DeepSpark: A Spark-Based Distributed Deep Learning Framework for Commodity Clusters
This work addresses the computational bottleneck in deep learning for researchers and practitioners using commodity clusters, though it appears incremental as it builds on existing frameworks like Spark and Caffe/TensorFlow.
The authors tackled the challenge of training deep neural networks on large-scale data by proposing DeepSpark, a distributed deep learning framework that integrates Apache Spark with Caffe/TensorFlow, achieving efficient parallel training through a lock-free asynchronous update scheme.

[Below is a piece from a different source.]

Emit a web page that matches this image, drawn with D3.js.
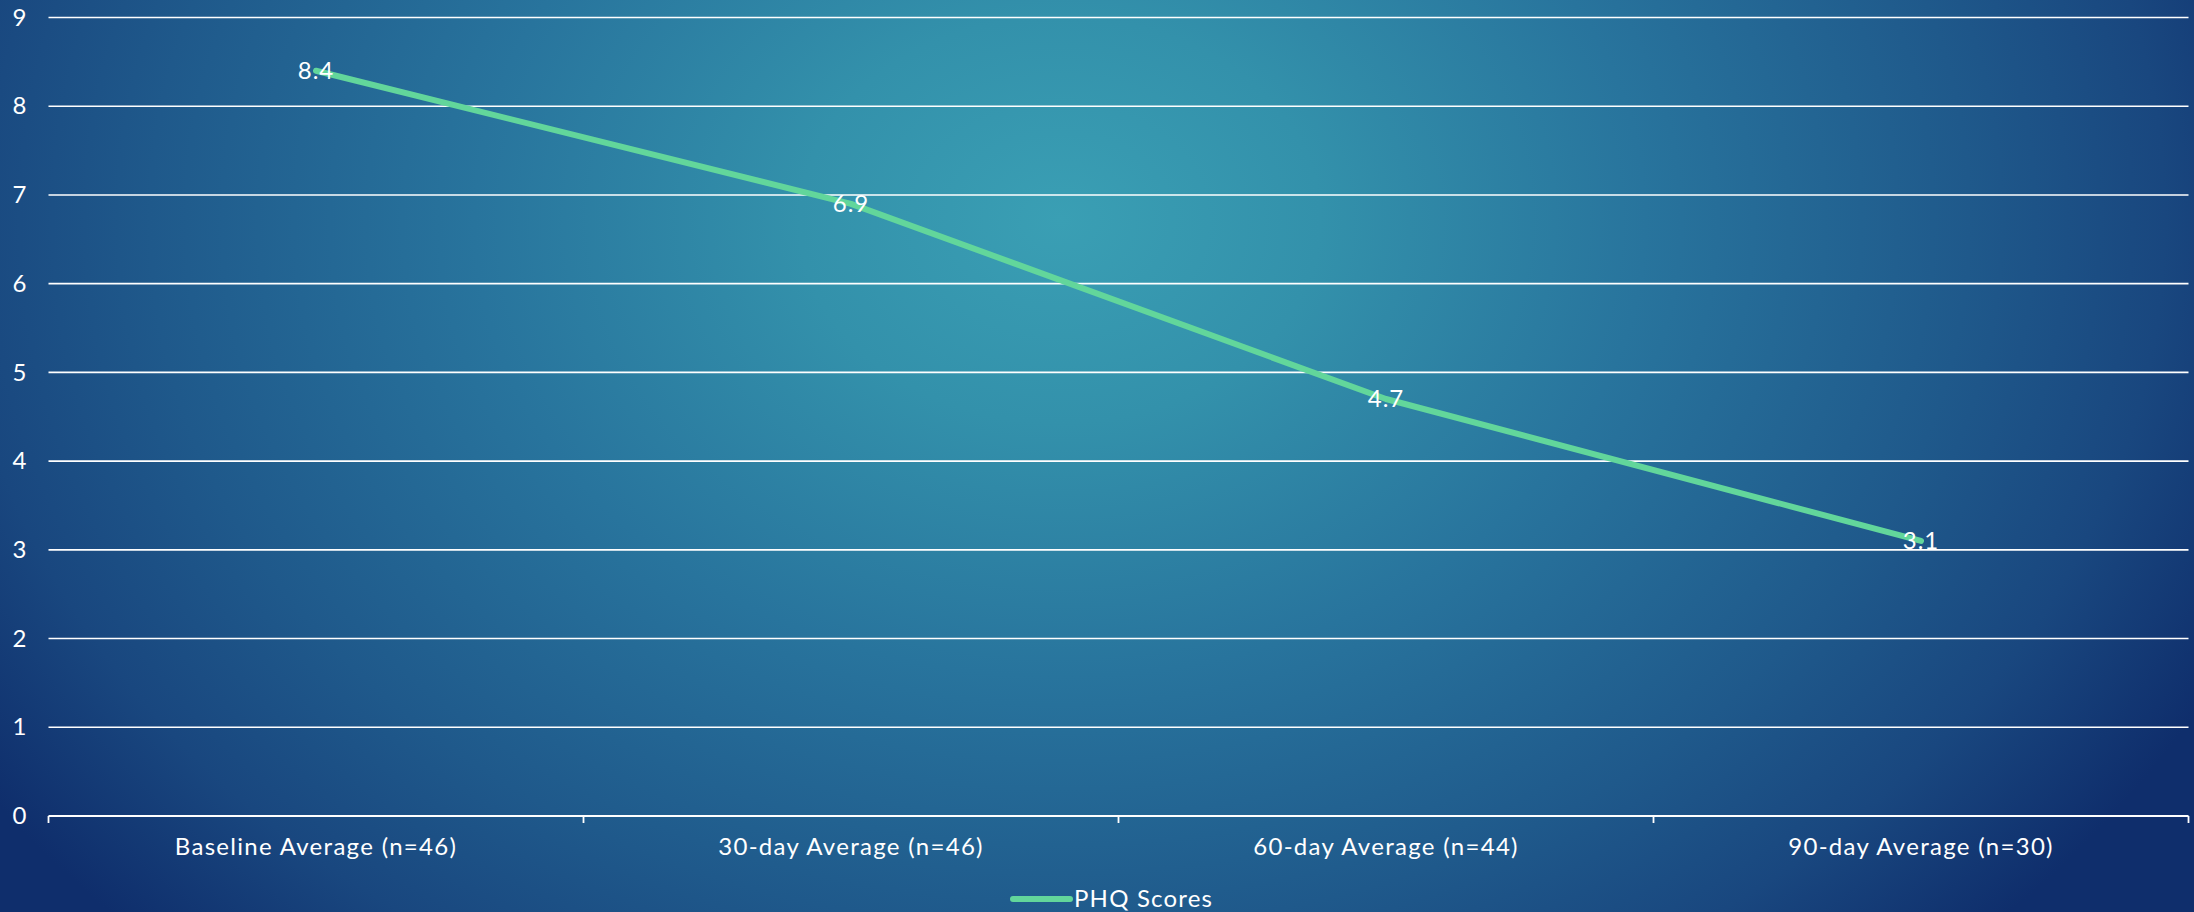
<!DOCTYPE html>
<html>
<head>
<meta charset="utf-8">
<script src="https://cdn.jsdelivr.net/npm/d3@7"></script>
<style>
  html, body { margin: 0; padding: 0; background: #1b4f86; }
  svg { display: block; }
  text { font-family: "Century Gothic", "URW Gothic", Lato, "Open Sans", sans-serif; fill: #ffffff; }
</style>
</head>
<body>
<svg id="chart" width="2194" height="912"></svg>
<script>
// PHQ score averages over the follow-up period
const categories = ["Baseline Average (n=46)", "30-day Average (n=46)", "60-day Average (n=44)", "90-day Average (n=30)"];
const phqScores = [8.4, 6.9, 4.7, 3.1];
const yTicks = [0, 1, 2, 3, 4, 5, 6, 7, 8, 9];
const seriesName = "PHQ Scores";

const W = 2194, H = 912;
const margin = { left: 48.5, right: 5.5, top: 17.5, bottom: 96 };
const svg = d3.select("#chart");
const FONT = "\"Century Gothic\", \"URW Gothic\", Lato, \"Open Sans\", sans-serif";

// Background glow
const defs = svg.append("defs");
const grad = defs.append("radialGradient")
  .attr("id", "bg")
  .attr("gradientUnits", "userSpaceOnUse")
  .attr("cx", 1060).attr("cy", 220).attr("r", 1300)
  .attr("gradientTransform", "translate(1060,220) scale(1,0.78) translate(-1060,-220)");
[[0, "#3a9fb4"], [0.2, "#3391ab"], [0.45, "#28749d"], [0.7, "#1f598b"], [0.85, "#19477f"], [1, "#0f2e6c"]]
  .forEach(([o, c]) => grad.append("stop").attr("offset", o).attr("stop-color", c));
svg.append("rect").attr("width", W).attr("height", H).attr("fill", "url(#bg)");

const x = d3.scaleBand().domain(categories).range([margin.left, W - margin.right]);
const y = d3.scaleLinear().domain([0, 9]).range([H - margin.bottom, margin.top]);

// Horizontal gridlines
svg.append("g")
  .selectAll("line")
  .data(yTicks.filter(d => d > 0))
  .join("line")
  .attr("x1", margin.left).attr("x2", W - margin.right)
  .attr("y1", d => y(d)).attr("y2", d => y(d))
  .attr("stroke", "#ffffff").attr("stroke-width", 1.6);

// Y axis labels
const yAxis = svg.append("g")
  .attr("transform", `translate(${margin.left},0)`)
  .call(d3.axisLeft(y).tickValues(yTicks).tickSize(0).tickPadding(22).tickFormat(d3.format("d")));
yAxis.select(".domain").remove();
yAxis.selectAll("text").attr("font-size", 24).attr("fill", "#eef2f6")
  .style("font-family", FONT);

// Category axis with boundary ticks
const xAxisG = svg.append("g").attr("transform", `translate(0,${y(0)})`);
xAxisG.append("line")
  .attr("x1", margin.left).attr("x2", W - margin.right)
  .attr("stroke", "#ffffff").attr("stroke-width", 1.8);
const bounds = categories.map(c => x(c)).concat([x(categories[categories.length - 1]) + x.bandwidth()]);
xAxisG.selectAll("line.tick")
  .data(bounds)
  .join("line")
  .attr("class", "tick")
  .attr("x1", d => d).attr("x2", d => d)
  .attr("y1", 0).attr("y2", 7)
  .attr("stroke", "#ffffff").attr("stroke-width", 1.8);
xAxisG.selectAll("text")
  .data(categories)
  .join("text")
  .attr("x", d => x(d) + x.bandwidth() / 2)
  .attr("y", 39)
  .attr("text-anchor", "middle")
  .attr("font-size", 24)
  .attr("letter-spacing", 1.3)
  .attr("fill", "#eef2f6")
  .text(d => d);

// Series line
const line = d3.line()
  .x((d, i) => x(categories[i]) + x.bandwidth() / 2)
  .y(d => y(d));
svg.append("path")
  .datum(phqScores)
  .attr("d", line)
  .attr("fill", "none")
  .attr("stroke", "#62d69b")
  .attr("stroke-width", 6)
  .attr("stroke-linecap", "round")
  .attr("stroke-linejoin", "round");

// Value labels
svg.append("g")
  .selectAll("text")
  .data(phqScores)
  .join("text")
  .attr("x", (d, i) => x(categories[i]) + x.bandwidth() / 2)
  .attr("y", d => y(d))
  .attr("dy", "0.35em")
  .attr("text-anchor", "middle")
  .attr("font-size", 24)
  .attr("letter-spacing", 1)
  .attr("fill", "#f2f4f7")
  .text(d => d.toFixed(1));

// Legend
const legend = svg.append("g").attr("transform", "translate(1013,899)");
legend.append("line")
  .attr("x1", 0).attr("x2", 57)
  .attr("stroke", "#62d69b").attr("stroke-width", 6).attr("stroke-linecap", "round");
legend.append("text")
  .attr("x", 61).attr("dy", "0.35em")
  .attr("font-size", 24)
  .attr("letter-spacing", 1.2)
  .attr("fill", "#eef2f6")
  .text(seriesName);
</script>
</body>
</html>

The increasing complexity of deep neural networks (DNNs) has made it challenging to exploit existing large-scale data processing pipelines for handling massive data and parameters involved in DNN training. Distributed computing platforms and GPGPU-based acceleration provide a mainstream solution to this computational challenge. In this paper, we propose DeepSpark, a distributed and parallel deep learning framework that exploits Apache Spark on commodity clusters. To support parallel operations, DeepSpark automatically distributes workloads and parameters to Caffe/Tensorflow-running nodes using Spark, and iteratively aggregates training results by a novel lock-free asynchronous variant of the popular elastic averaging stochastic gradient descent based update scheme, effectively complementing the synchronized processing capabilities of Spark. DeepSpark is an on-going project, and the current release is available at http://deepspark.snu.ac.kr.